▶ _MATERIAL PROVIDED_:
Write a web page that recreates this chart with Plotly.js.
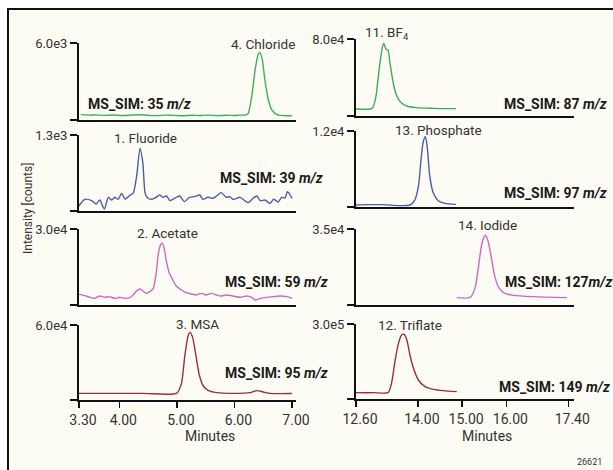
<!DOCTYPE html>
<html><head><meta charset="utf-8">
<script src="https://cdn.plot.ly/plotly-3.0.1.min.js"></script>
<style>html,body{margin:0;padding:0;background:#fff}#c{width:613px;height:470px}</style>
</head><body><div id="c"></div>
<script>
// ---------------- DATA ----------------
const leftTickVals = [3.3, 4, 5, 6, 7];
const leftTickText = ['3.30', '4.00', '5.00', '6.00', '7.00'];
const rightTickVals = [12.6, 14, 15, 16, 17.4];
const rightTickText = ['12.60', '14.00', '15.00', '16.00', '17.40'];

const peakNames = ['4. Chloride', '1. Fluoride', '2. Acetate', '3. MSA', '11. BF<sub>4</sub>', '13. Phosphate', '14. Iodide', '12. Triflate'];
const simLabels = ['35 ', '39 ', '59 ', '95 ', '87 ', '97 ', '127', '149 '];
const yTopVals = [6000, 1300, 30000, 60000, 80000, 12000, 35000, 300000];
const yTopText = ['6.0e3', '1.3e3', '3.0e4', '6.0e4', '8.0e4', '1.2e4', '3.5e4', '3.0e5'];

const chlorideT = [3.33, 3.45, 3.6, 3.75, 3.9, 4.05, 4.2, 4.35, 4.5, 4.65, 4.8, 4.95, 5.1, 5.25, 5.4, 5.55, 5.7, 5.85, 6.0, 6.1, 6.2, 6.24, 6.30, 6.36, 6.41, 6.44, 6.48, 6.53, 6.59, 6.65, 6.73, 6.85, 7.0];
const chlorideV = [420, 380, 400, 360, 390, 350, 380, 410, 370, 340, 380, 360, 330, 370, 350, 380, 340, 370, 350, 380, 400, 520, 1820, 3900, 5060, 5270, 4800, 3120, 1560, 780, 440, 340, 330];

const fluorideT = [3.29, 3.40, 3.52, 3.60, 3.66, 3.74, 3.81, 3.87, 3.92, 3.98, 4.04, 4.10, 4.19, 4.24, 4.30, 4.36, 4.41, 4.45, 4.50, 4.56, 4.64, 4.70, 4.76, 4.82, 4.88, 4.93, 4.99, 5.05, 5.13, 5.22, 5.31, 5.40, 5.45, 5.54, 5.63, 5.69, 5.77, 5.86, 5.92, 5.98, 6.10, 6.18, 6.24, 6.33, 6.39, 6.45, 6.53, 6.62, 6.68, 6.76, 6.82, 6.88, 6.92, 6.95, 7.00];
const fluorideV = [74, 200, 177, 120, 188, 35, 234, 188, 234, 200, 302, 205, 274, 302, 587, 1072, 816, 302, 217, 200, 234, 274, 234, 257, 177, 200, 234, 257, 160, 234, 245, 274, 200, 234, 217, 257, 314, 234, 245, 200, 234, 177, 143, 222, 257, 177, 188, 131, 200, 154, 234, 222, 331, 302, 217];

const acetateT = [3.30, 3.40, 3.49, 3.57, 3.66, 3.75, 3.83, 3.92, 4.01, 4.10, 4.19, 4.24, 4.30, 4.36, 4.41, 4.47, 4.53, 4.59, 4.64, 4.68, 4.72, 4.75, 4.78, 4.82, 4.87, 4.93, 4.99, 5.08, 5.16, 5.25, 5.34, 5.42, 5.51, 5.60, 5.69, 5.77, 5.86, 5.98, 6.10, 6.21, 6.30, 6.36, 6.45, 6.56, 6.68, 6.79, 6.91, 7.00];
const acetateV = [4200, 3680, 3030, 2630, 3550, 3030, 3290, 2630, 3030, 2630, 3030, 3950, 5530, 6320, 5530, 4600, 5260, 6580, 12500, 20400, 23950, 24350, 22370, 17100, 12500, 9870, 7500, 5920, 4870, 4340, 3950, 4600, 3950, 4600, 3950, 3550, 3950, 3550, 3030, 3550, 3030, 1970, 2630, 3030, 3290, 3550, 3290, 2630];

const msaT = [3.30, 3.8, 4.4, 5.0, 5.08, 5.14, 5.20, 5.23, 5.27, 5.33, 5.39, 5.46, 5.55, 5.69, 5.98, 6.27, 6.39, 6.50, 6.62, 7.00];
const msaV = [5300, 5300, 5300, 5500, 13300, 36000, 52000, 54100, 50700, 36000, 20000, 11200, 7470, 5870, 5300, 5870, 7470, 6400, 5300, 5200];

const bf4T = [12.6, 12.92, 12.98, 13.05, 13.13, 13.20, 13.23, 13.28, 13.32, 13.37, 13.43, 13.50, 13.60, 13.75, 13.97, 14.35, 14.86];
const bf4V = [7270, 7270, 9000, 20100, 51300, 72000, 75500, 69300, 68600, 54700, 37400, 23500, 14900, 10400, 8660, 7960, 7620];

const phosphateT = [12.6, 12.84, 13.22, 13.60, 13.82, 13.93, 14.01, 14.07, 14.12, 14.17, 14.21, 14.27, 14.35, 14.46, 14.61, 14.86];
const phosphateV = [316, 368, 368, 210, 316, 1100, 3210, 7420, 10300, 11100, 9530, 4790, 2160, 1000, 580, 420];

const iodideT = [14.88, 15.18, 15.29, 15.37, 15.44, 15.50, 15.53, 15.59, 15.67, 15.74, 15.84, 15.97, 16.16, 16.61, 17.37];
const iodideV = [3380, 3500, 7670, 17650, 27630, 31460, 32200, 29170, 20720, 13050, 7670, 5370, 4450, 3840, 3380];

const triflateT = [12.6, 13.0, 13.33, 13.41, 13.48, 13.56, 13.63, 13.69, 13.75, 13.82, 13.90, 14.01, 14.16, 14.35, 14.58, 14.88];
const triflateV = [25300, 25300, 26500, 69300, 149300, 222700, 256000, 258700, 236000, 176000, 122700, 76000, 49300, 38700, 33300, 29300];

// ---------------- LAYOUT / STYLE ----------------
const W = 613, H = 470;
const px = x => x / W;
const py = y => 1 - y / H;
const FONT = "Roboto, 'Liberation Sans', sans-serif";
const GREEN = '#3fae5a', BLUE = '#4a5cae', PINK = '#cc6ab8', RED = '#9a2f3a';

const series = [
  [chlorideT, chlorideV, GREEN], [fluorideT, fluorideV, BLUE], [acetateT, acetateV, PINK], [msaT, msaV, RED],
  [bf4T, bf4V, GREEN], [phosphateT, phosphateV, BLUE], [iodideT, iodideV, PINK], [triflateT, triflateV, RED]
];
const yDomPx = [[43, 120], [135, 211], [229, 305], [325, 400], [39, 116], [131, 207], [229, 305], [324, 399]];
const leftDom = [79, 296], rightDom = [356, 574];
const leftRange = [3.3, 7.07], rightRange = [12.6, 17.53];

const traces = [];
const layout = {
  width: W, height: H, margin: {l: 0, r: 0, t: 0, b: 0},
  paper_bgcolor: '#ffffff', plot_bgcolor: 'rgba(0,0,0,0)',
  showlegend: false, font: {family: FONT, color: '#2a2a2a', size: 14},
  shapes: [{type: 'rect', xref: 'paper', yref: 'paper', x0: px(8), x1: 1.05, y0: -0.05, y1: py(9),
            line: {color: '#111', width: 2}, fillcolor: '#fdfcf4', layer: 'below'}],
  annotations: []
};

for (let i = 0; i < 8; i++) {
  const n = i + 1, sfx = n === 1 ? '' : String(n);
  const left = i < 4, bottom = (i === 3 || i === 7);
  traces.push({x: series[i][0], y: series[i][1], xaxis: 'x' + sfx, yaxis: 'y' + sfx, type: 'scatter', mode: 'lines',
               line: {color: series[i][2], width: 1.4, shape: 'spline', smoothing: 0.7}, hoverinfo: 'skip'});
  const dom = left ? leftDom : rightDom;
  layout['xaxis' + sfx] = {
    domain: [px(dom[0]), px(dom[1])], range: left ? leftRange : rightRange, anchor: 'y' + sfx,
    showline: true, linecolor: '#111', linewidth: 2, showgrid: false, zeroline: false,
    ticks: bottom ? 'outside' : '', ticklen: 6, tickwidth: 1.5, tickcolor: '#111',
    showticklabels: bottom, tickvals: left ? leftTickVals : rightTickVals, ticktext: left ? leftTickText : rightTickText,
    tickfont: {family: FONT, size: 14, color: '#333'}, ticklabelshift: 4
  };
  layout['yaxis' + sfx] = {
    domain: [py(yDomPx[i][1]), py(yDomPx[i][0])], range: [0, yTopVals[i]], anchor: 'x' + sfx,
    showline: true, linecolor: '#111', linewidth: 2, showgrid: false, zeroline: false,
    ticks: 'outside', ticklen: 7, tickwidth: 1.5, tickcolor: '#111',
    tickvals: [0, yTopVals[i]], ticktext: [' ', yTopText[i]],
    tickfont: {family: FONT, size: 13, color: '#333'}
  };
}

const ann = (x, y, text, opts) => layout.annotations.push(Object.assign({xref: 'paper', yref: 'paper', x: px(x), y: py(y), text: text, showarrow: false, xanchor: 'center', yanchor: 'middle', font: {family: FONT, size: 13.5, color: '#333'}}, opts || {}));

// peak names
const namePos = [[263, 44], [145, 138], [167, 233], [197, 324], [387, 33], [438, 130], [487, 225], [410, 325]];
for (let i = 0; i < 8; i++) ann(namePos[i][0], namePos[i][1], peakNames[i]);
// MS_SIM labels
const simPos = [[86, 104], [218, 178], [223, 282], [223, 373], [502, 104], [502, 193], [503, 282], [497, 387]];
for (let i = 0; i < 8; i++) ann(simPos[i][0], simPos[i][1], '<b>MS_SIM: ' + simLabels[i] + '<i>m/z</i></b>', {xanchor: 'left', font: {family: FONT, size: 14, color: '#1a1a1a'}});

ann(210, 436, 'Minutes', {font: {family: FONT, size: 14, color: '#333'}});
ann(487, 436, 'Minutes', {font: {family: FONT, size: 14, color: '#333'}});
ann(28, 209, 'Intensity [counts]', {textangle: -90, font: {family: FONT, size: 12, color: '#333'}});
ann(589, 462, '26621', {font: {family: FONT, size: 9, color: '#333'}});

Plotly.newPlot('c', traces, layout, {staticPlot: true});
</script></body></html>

▶ _THE TASK_: Only lines belong in the copy: transcribe those from the start of the data through the line that contains "440, 340, 330];", and skip the pictures.

▶ _WRITTEN REPLY_:
Write a web page that recreates this chart with Plotly.js.
<!DOCTYPE html>
<html><head><meta charset="utf-8">
<script src="https://cdn.plot.ly/plotly-3.0.1.min.js"></script>
<style>html,body{margin:0;padding:0;background:#fff}#c{width:613px;height:470px}</style>
</head><body><div id="c"></div>
<script>
// ---------------- DATA ----------------
const leftTickVals = [3.3, 4, 5, 6, 7];
const leftTickText = ['3.30', '4.00', '5.00', '6.00', '7.00'];
const rightTickVals = [12.6, 14, 15, 16, 17.4];
const rightTickText = ['12.60', '14.00', '15.00', '16.00', '17.40'];

const peakNames = ['4. Chloride', '1. Fluoride', '2. Acetate', '3. MSA', '11. BF<sub>4</sub>', '13. Phosphate', '14. Iodide', '12. Triflate'];
const simLabels = ['35 ', '39 ', '59 ', '95 ', '87 ', '97 ', '127', '149 '];
const yTopVals = [6000, 1300, 30000, 60000, 80000, 12000, 35000, 300000];
const yTopText = ['6.0e3', '1.3e3', '3.0e4', '6.0e4', '8.0e4', '1.2e4', '3.5e4', '3.0e5'];

const chlorideT = [3.33, 3.45, 3.6, 3.75, 3.9, 4.05, 4.2, 4.35, 4.5, 4.65, 4.8, 4.95, 5.1, 5.25, 5.4, 5.55, 5.7, 5.85, 6.0, 6.1, 6.2, 6.24, 6.30, 6.36, 6.41, 6.44, 6.48, 6.53, 6.59, 6.65, 6.73, 6.85, 7.0];
const chlorideV = [420, 380, 400, 360, 390, 350, 380, 410, 370, 340, 380, 360, 330, 370, 350, 380, 340, 370, 350, 380, 400, 520, 1820, 3900, 5060, 5270, 4800, 3120, 1560, 780, 440, 340, 330];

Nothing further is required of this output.